*Rangel Alves da Costa
O amor já não é o mesmo. Desde muito que se
transformou em algo muito diferente de sua concepção original. Até não se ama
mais como raiz e flor, como se diz em reverência à pureza de verdadeiramente
amar. Mas o que houve com o amor?
Nada com o amor, mas tão somente com as
pessoas. São estas que retiram as ternuras e os encantamentos dos corações. E
poucos são os que ainda semeiam o amor afetivo, o terno relacionamento, a
comunhão prazerosa de espírito e alma.
Um amor assim tão sublime, pujante e real,
que torne o pensamento em oração, a união em fé, o encontro em dádiva, a
saudade em dolorosa aflição. Um amor que se eleve de tal forma que o enamorado flutue
entre anjos e passarinhos.
Mas o que fizeram do amor ou no que transformaram
o doce e tão sublime ato de amar? Uma imagem como resposta: uma janela aberta e
olhos ávidos à espera de alguém que vai chegar. E a mesma janela aberta para o
tanto faz da ventania.
Assim a diferença entre o amar e o fingir ou
nada sentir. Quando a janela aberta passa a nada mais significar, então será
porque os sentimentos se perderam em horizontes outros que nenhuma simbologia
afetiva possuem.
Amar não é o que comumente se tem como amor. Transformar
o corpo em chama de amor não é amar. Banalizar a relação em nome de amor não é
amar. Fazer da carne, do sexo e do prazer, um jogo de entrega e de dispensa,
jamais significou gesto de amor.
Na Bíblia, no primeiro Livro de Coríntios,
capítulo 13, a síntese de um amor real:
O amor é sofredor, é benigno; o amor não é invejoso; o amor não trata com
leviandade, não se ensoberbece. Não se porta com indecência, não busca os seus
interesses, não se irrita, não suspeita mal; não folga com a injustiça, mas
folga com a verdade; tudo sofre, tudo crê, tudo espera, tudo suporta...
Por outro lado, o amor entre pessoas não é
aquele de beijo sedento. O amor não abraça voraz. O amor não vive de sexo. O
amor não se deixa usar nem se lambuzar.

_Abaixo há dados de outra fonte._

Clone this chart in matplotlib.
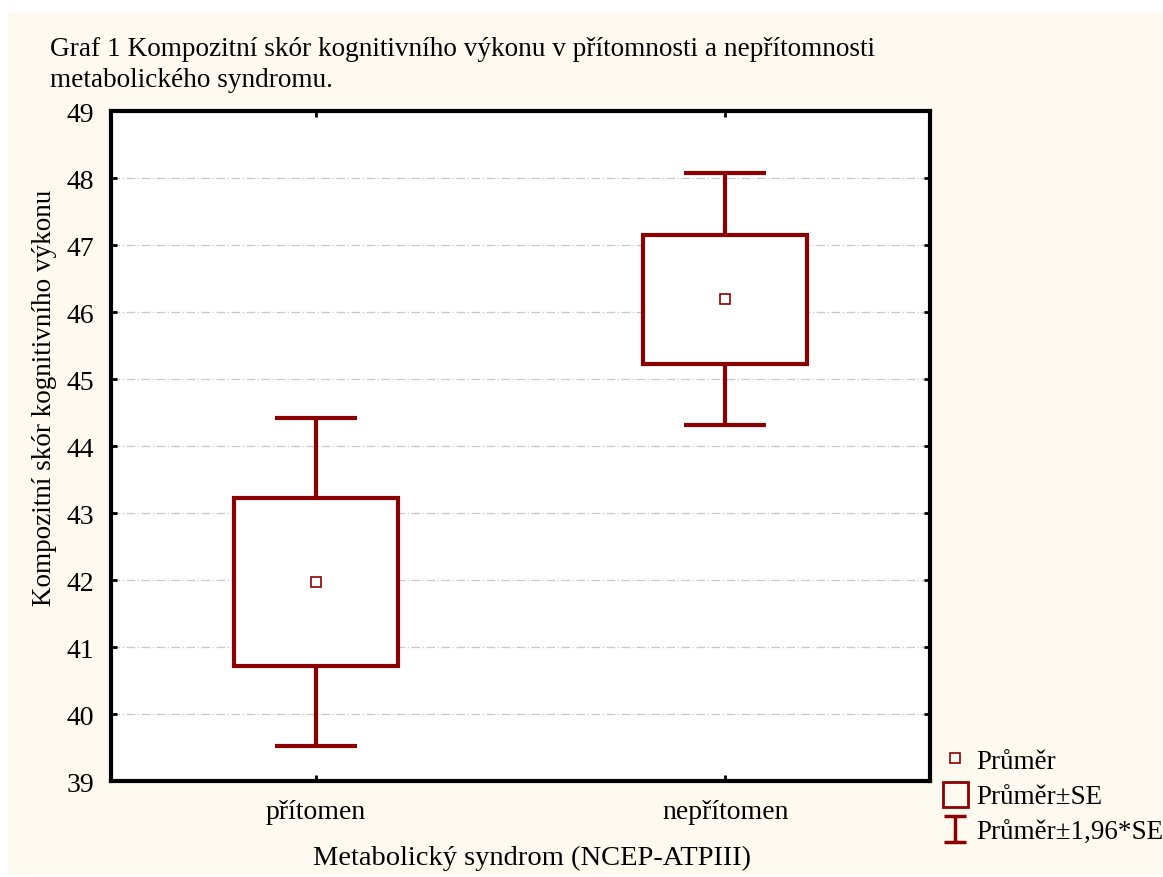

O amor não é apenas um desejo
reciclável e reutilizável como a muitos possa parecer.
O amor não se desnuda por permissividade. O
amor não se mascara em sentimentos vãos. O amor não abre a boca de olhos
fechados. O amor não se esconde em ilusões e fantasias por ter vergonha de si
mesmo. O amor não aceita nada além do amor. O amor quer amar, verdadeiramente
amar.
O amor é muito diferente, pois, desse impuro
véu com que fora encoberto. Quem um dia soube ou ainda sabe amar, quem um dia
fez do seu encantamento um prazer de alma, infelizmente nada mais pode sentir
do que a completa desilusão.
Frente à realidade falsa e fingida, perante o
presente lascivo e imoral, diante de tudo e qualquer coisa que se chama paixão,
o que se tem é a mais completa desilusão do amor em quem sabe amar. E com
plenas razões para os desenganos e as decepções.
Não que deseje agora a mesma feição romântica
do passado. Não há mais serenatas à janela, não há mais flores deixadas no
umbral, não há mais declamações de poemas apaixonados, não há mais o coração
pulsante apenas pela recordação.
Não que se espere encontrar a cordialidade
amorosa de outros tempos. Não há mais bilhetinho deixado entre as folhas do
caderno, não há mais recados perguntando se quer namorar, não há mais flores
roubadas para o primeiro encontro. E nem aquele beijo tão leve e tão profundo
que parecia fazer voar.
Não há mais corações e setas desenhados em
troncos de árvores. Não há mais beijos soprados com o coração e arremessados na
distância. Não há mais o olho piscando, a boca sorrindo envergonhada, a pele se
ruborizando perante um encontro numa esquina qualquer. Não há mais nada disso
por que o amor é outro.
Transformaram o amor em desamor, como jarro
com flor de plástico no lugar do mais belo jardim. E tudo isso causa um
sofrimento terrível em quem não aceita sentimento tão nobre sendo transmudado
em algo volúvel, apenas aparente.
Contudo, mesmo entre desesperanças e
desilusões, há de continuar amando. Amando a vida, o lar, a família, os bons
amigos. E tudo como uma paixão do que ainda resta como mais sublime ao coração.